What needs to be done.
State only how many lines contain the string "React".
=== Data extract ===
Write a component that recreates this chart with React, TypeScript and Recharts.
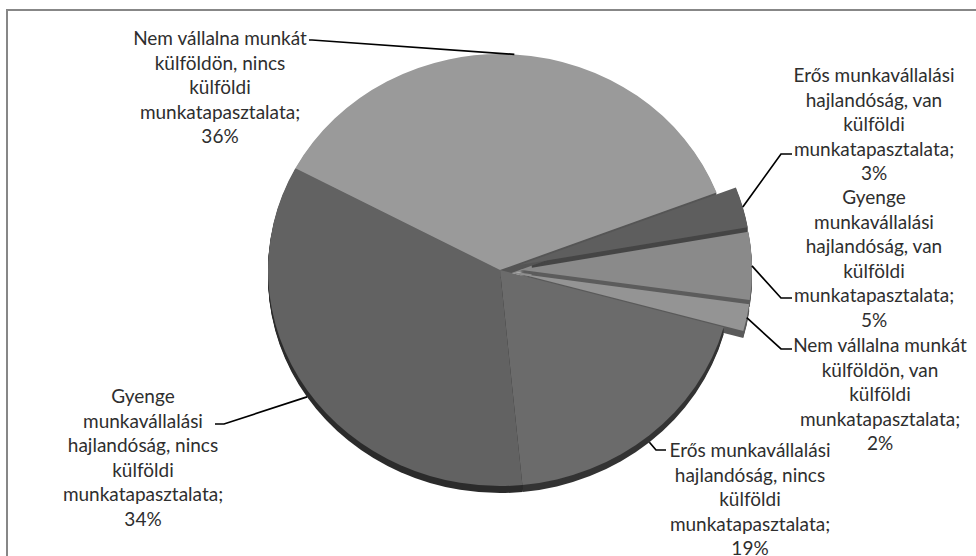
import React from 'react';
import { PieChart, Pie, Cell } from 'recharts';

// ---- data ----
const CATEGORIES: string[] = [
  'Erős munkavállalási\nhajlandóság, van\nkülföldi\nmunkatapasztalata',
  'Gyenge\nmunkavállalási\nhajlandóság, van\nkülföldi\nmunkatapasztalata',
  'Nem vállalna munkát\nkülföldön, van\nkülföldi\nmunkatapasztalata',
  'Erős munkavállalási\nhajlandóság, nincs\nkülföldi\nmunkatapasztalata',
  'Gyenge\nmunkavállalási\nhajlandóság, nincs\nkülföldi\nmunkatapasztalata',
  'Nem vállalna munkát\nkülföldön, nincs\nkülföldi\nmunkatapasztalata',
];
const VALUES: number[] = [3, 5, 2, 19, 34, 36];

// ---- styles ----
const FACE_COLORS = ['#5e5e5e', '#8a8a8a', '#949494', '#6b6b6b', '#626262', '#9a9a9a'];
const SIDE_COLORS = ['#454545', '#5c5c5c', '#5a5a5a', '#333333', '#2b2b2b', '#555555'];
const EXPLODED = [true, true, true, false, false, false];
const HOLLOW_COLOR = '#8c8c8c';
// label box layout: text centre x, first line centre y, leader hook (x1 -> x2 at y)
const LABEL_LAYOUT = [
  { x: 874, y: 74, hx1: 792, hx2: 781, hy: 154 },
  { x: 874, y: 196, hx1: 792, hx2: 781, hy: 298 },
  { x: 880, y: 344, hx1: 792, hx2: 781, hy: 349 },
  { x: 750, y: 449, hx1: 666, hx2: 656, hy: 450 },
  { x: 143, y: 395, hx1: 215, hx2: 224, hy: 424 },
  { x: 220, y: 37, hx1: 309, hx2: 312, hy: 40 },
];

const W = 976;
const H = 556;
const CX = 500;
const CY = 270;
const R = 232;
const K = 216 / 232; // vertical squash of the tilted pie
const DEPTH = 7;
const EXPLODE = 20;
const LINE_H = 24.5;
const RAD = Math.PI / 180;

const data = CATEGORIES.map((name, i) => ({ name, value: VALUES[i] }));

function idxOf(p: any): number {
  if (typeof p.index === 'number') return p.index;
  const nm = p.payload?.name ?? p.name;
  return CATEGORIES.indexOf(nm);
}

function sectorPath(cx: number, cy: number, r: number, a0: number, a1: number, dx: number, dy: number) {
  const pt = (a: number) => [cx + dx + r * Math.cos(a * RAD), cy + dy - r * K * Math.sin(a * RAD)];
  const [x0, y0] = pt(a0);
  const [x1, y1] = pt(a1);
  const large = Math.abs(a1 - a0) > 180 ? 1 : 0;
  const sweep = a1 < a0 ? 1 : 0;
  return `M${cx + dx},${cy + dy} L${x0},${y0} A${r},${r * K} 0 ${large} ${sweep} ${x1},${y1} Z`;
}

function explodeOffset(i: number, mid: number) {
  const off = EXPLODED[i] ? EXPLODE : 0;
  return [off * Math.cos(mid * RAD), -off * K * Math.sin(mid * RAD)];
}

const FaceShape = (p: any) => {
  const i = idxOf(p);
  const mid = (p.startAngle + p.endAngle) / 2;
  const [dx, dy] = explodeOffset(i, mid);
  return <path d={sectorPath(p.cx, p.cy, p.outerRadius, p.startAngle, p.endAngle, dx, dy)} fill={p.fill} stroke="none" />;
};

const SideShape = (p: any) => {
  const i = idxOf(p);
  const mid = (p.startAngle + p.endAngle) / 2;
  const [dx, dy] = explodeOffset(i, mid);
  const paths = [];
  if (EXPLODED[i]) {
    paths.push(
      <path key="hollow" d={sectorPath(p.cx, p.cy, EXPLODE * 1.6, p.startAngle, p.endAngle, 0, 0)} fill={HOLLOW_COLOR} stroke="none" />
    );
  }
  for (let d = 1; d <= DEPTH; d++) {
    paths.push(
      <path key={d} d={sectorPath(p.cx, p.cy, p.outerRadius, p.startAngle, p.endAngle, dx, dy + d)} fill={p.fill} stroke="none" />
    );
  }
  return <g>{paths}</g>;
};

const renderLabel = (p: any) => {
  const i = idxOf(p);
  const L = LABEL_LAYOUT[i];
  const mid = p.midAngle;
  const [dx, dy] = explodeOffset(i, mid);
  const ax = p.cx + dx + p.outerRadius * Math.cos(mid * RAD);
  let ay = p.cy + dy - p.outerRadius * K * Math.sin(mid * RAD);
  if (Math.sin(mid * RAD) < -0.3) ay += DEPTH;
  const lines = CATEGORIES[i].split('\n');
  lines[lines.length - 1] = lines[lines.length - 1] + ';';
  lines.push(`${Math.round(p.percent * 100)}%`);
  return (
    <g key={`lbl-${i}`}>
      <polyline
        points={`${L.hx1},${L.hy} ${L.hx2},${L.hy} ${ax},${ay}`}
        fill="none"
        stroke="#000"
        strokeWidth={1.7}
      />
      <text
        textAnchor="middle"
        dominantBaseline="central"
        fontFamily="Lato, 'Open Sans', sans-serif"
        fontSize={19}
        fill="#2e2e2e"
      >
        {lines.map((ln, j) => (
          <tspan key={j} x={L.x} y={L.y + j * LINE_H}>
            {ln}
          </tspan>
        ))}
      </text>
    </g>
  );
};

export default function App() {
  return (
    <div style={{ position: 'absolute', left: 0, top: 0, width: W, height: H, overflow: 'hidden', background: '#fff' }}>
      <div
        style={{
          position: 'absolute',
          left: 6,
          top: 9,
          width: 1100,
          height: 700,
          border: '2px solid #878787',
        }}
      />
      <div style={{ position: 'absolute', left: 0, top: 0 }}>
        <PieChart width={W} height={H} margin={{ top: 0, right: 0, bottom: 0, left: 0 }}>
          <Pie
            data={data}
            dataKey="value"
            nameKey="name"
            cx={CX}
            cy={CY}
            outerRadius={R}
            startAngle={21}
            endAngle={-339}
            isAnimationActive={false}
            shape={SideShape}
            activeShape={SideShape}
            inactiveShape={SideShape}
            label={false}
            labelLine={false}
            stroke="none"
          >
            {data.map((d, i) => (
              <Cell key={i} fill={SIDE_COLORS[i]} />
            ))}
          </Pie>
          <Pie
            data={data}
            dataKey="value"
            nameKey="name"
            cx={CX}
            cy={CY}
            outerRadius={R}
            startAngle={21}
            endAngle={-339}
            isAnimationActive={false}
            shape={FaceShape}
            activeShape={FaceShape}
            inactiveShape={FaceShape}
            label={renderLabel}
            labelLine={false}
            stroke="none"
          >
            {data.map((d, i) => (
              <Cell key={i} fill={FACE_COLORS[i]} />
            ))}
          </Pie>
        </PieChart>
      </div>
    </div>
  );
}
===
Correct result.
2